##### Source data #####

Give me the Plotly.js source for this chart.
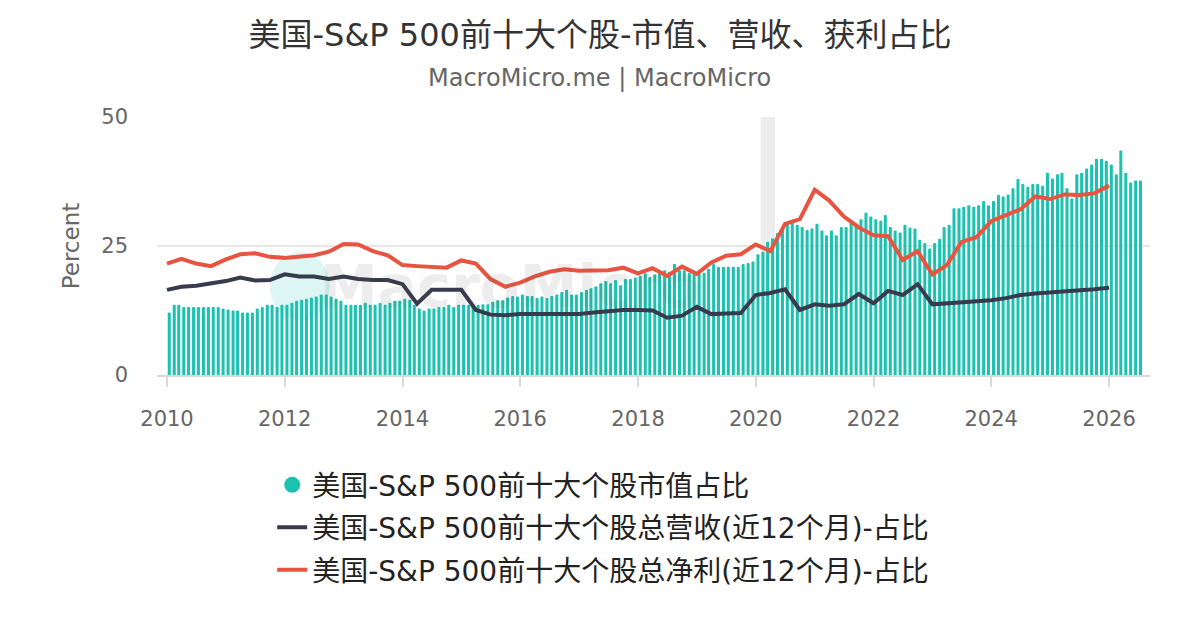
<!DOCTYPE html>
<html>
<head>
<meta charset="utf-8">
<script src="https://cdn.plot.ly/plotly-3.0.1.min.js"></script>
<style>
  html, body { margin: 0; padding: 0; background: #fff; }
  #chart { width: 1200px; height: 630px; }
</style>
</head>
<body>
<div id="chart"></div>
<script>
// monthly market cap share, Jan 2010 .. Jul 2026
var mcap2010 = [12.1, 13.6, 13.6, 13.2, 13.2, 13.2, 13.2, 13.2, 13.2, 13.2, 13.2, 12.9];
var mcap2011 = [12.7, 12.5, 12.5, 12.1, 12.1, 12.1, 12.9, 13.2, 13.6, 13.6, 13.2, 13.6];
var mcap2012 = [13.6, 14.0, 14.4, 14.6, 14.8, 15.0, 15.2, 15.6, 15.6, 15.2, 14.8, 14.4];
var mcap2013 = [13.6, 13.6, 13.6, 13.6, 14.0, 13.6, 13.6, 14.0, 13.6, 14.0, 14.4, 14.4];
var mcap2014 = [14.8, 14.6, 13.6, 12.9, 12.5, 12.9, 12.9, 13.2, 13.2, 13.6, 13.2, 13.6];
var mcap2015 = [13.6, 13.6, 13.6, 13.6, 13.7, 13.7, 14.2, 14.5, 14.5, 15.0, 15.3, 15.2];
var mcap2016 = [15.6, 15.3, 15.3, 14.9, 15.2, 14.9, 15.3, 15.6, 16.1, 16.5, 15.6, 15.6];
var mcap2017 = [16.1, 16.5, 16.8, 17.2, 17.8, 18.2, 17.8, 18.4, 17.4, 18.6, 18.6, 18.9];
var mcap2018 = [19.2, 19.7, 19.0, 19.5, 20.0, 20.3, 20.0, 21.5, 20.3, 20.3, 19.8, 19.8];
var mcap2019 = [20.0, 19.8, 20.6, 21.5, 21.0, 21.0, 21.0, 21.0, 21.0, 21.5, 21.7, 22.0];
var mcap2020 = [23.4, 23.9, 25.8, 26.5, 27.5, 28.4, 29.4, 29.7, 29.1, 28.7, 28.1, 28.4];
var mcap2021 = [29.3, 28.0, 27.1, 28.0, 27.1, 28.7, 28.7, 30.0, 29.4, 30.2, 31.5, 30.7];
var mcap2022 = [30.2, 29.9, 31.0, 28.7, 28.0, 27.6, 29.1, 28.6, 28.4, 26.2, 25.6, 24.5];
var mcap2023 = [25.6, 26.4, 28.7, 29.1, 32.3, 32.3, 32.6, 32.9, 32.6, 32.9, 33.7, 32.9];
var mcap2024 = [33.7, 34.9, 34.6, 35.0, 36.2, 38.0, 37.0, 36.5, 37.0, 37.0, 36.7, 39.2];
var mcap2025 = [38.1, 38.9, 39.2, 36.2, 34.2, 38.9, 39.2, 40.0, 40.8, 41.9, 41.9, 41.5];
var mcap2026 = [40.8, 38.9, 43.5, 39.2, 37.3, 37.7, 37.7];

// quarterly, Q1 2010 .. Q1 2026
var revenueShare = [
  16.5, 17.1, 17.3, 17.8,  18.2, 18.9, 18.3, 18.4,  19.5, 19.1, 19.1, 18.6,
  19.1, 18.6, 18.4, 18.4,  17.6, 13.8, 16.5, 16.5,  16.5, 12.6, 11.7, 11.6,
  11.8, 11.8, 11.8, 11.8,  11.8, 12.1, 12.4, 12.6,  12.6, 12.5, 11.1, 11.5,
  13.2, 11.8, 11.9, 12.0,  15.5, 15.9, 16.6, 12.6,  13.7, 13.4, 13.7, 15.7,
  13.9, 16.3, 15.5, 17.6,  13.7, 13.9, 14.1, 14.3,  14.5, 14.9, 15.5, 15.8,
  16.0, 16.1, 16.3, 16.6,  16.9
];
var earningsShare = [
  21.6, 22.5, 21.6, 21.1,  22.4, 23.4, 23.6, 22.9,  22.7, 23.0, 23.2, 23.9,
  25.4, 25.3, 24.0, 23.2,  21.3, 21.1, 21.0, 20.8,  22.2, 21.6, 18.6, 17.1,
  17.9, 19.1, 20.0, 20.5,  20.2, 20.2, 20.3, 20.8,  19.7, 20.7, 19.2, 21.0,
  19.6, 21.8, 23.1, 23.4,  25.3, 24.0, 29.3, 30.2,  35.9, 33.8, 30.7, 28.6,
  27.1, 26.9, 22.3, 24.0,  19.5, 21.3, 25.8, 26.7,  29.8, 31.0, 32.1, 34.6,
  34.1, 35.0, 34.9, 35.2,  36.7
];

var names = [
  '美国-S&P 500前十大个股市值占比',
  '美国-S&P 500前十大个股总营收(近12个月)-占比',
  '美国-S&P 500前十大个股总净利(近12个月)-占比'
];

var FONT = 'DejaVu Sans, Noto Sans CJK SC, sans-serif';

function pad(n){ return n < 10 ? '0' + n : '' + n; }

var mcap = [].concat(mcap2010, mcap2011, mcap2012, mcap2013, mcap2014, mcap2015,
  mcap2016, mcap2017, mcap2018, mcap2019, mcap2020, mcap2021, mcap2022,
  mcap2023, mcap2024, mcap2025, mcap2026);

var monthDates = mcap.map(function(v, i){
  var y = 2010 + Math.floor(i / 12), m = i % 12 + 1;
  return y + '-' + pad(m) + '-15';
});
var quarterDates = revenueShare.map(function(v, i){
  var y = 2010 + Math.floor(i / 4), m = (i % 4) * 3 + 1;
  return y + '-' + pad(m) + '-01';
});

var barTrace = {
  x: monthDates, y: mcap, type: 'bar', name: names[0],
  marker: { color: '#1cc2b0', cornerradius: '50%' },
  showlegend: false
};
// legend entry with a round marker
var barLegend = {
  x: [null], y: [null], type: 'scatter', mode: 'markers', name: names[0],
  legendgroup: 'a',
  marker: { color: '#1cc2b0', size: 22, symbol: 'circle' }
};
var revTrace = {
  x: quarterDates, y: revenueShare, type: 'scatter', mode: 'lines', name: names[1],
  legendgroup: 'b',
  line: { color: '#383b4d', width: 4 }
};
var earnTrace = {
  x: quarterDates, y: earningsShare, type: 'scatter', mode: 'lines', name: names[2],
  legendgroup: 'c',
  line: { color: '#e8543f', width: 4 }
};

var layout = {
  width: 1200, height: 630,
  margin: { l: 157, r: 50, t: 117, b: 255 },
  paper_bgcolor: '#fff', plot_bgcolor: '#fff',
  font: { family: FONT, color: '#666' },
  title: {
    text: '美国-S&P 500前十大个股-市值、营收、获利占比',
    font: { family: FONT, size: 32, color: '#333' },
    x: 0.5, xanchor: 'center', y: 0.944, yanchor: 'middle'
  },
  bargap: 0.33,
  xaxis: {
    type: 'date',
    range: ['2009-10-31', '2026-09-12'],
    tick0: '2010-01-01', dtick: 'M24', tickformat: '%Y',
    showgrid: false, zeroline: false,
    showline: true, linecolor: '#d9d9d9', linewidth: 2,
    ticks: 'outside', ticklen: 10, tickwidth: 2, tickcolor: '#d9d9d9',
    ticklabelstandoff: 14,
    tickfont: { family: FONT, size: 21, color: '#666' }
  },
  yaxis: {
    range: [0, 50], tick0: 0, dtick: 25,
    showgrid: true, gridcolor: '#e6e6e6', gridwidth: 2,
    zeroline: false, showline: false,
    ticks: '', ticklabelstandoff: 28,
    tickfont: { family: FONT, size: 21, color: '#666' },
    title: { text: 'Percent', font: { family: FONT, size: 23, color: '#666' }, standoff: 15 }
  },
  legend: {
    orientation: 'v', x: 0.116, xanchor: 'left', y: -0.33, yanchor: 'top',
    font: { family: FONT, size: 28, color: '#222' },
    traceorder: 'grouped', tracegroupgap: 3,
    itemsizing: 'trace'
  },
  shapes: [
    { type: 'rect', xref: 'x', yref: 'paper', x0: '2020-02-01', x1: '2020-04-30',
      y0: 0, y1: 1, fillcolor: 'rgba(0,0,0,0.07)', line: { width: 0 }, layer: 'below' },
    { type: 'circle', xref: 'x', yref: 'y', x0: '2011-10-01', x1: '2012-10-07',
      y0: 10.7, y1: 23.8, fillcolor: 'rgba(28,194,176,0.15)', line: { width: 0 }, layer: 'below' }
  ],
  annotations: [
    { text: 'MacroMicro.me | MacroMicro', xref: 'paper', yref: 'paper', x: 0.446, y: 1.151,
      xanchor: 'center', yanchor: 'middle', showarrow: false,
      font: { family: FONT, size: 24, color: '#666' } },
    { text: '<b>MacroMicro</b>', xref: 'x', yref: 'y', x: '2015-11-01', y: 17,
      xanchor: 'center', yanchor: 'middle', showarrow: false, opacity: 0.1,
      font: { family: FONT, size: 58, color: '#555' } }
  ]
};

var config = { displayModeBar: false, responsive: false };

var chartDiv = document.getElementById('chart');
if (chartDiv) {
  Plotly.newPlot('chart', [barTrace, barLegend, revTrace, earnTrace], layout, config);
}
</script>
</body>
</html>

#####

** To do **
Restate, line by line and word for word, everything from the top of the material through the line that contains "var mcap2026 = [40.8, 38.9, 43.5, 39.2, 37.3, 37.7, 37.7];". Leave pictures out.

** Result of this task **
Give me the Plotly.js source for this chart.
<!DOCTYPE html>
<html>
<head>
<meta charset="utf-8">
<script src="https://cdn.plot.ly/plotly-3.0.1.min.js"></script>
<style>
  html, body { margin: 0; padding: 0; background: #fff; }
  #chart { width: 1200px; height: 630px; }
</style>
</head>
<body>
<div id="chart"></div>
<script>
// monthly market cap share, Jan 2010 .. Jul 2026
var mcap2010 = [12.1, 13.6, 13.6, 13.2, 13.2, 13.2, 13.2, 13.2, 13.2, 13.2, 13.2, 12.9];
var mcap2011 = [12.7, 12.5, 12.5, 12.1, 12.1, 12.1, 12.9, 13.2, 13.6, 13.6, 13.2, 13.6];
var mcap2012 = [13.6, 14.0, 14.4, 14.6, 14.8, 15.0, 15.2, 15.6, 15.6, 15.2, 14.8, 14.4];
var mcap2013 = [13.6, 13.6, 13.6, 13.6, 14.0, 13.6, 13.6, 14.0, 13.6, 14.0, 14.4, 14.4];
var mcap2014 = [14.8, 14.6, 13.6, 12.9, 12.5, 12.9, 12.9, 13.2, 13.2, 13.6, 13.2, 13.6];
var mcap2015 = [13.6, 13.6, 13.6, 13.6, 13.7, 13.7, 14.2, 14.5, 14.5, 15.0, 15.3, 15.2];
var mcap2016 = [15.6, 15.3, 15.3, 14.9, 15.2, 14.9, 15.3, 15.6, 16.1, 16.5, 15.6, 15.6];
var mcap2017 = [16.1, 16.5, 16.8, 17.2, 17.8, 18.2, 17.8, 18.4, 17.4, 18.6, 18.6, 18.9];
var mcap2018 = [19.2, 19.7, 19.0, 19.5, 20.0, 20.3, 20.0, 21.5, 20.3, 20.3, 19.8, 19.8];
var mcap2019 = [20.0, 19.8, 20.6, 21.5, 21.0, 21.0, 21.0, 21.0, 21.0, 21.5, 21.7, 22.0];
var mcap2020 = [23.4, 23.9, 25.8, 26.5, 27.5, 28.4, 29.4, 29.7, 29.1, 28.7, 28.1, 28.4];
var mcap2021 = [29.3, 28.0, 27.1, 28.0, 27.1, 28.7, 28.7, 30.0, 29.4, 30.2, 31.5, 30.7];
var mcap2022 = [30.2, 29.9, 31.0, 28.7, 28.0, 27.6, 29.1, 28.6, 28.4, 26.2, 25.6, 24.5];
var mcap2023 = [25.6, 26.4, 28.7, 29.1, 32.3, 32.3, 32.6, 32.9, 32.6, 32.9, 33.7, 32.9];
var mcap2024 = [33.7, 34.9, 34.6, 35.0, 36.2, 38.0, 37.0, 36.5, 37.0, 37.0, 36.7, 39.2];
var mcap2025 = [38.1, 38.9, 39.2, 36.2, 34.2, 38.9, 39.2, 40.0, 40.8, 41.9, 41.9, 41.5];
var mcap2026 = [40.8, 38.9, 43.5, 39.2, 37.3, 37.7, 37.7];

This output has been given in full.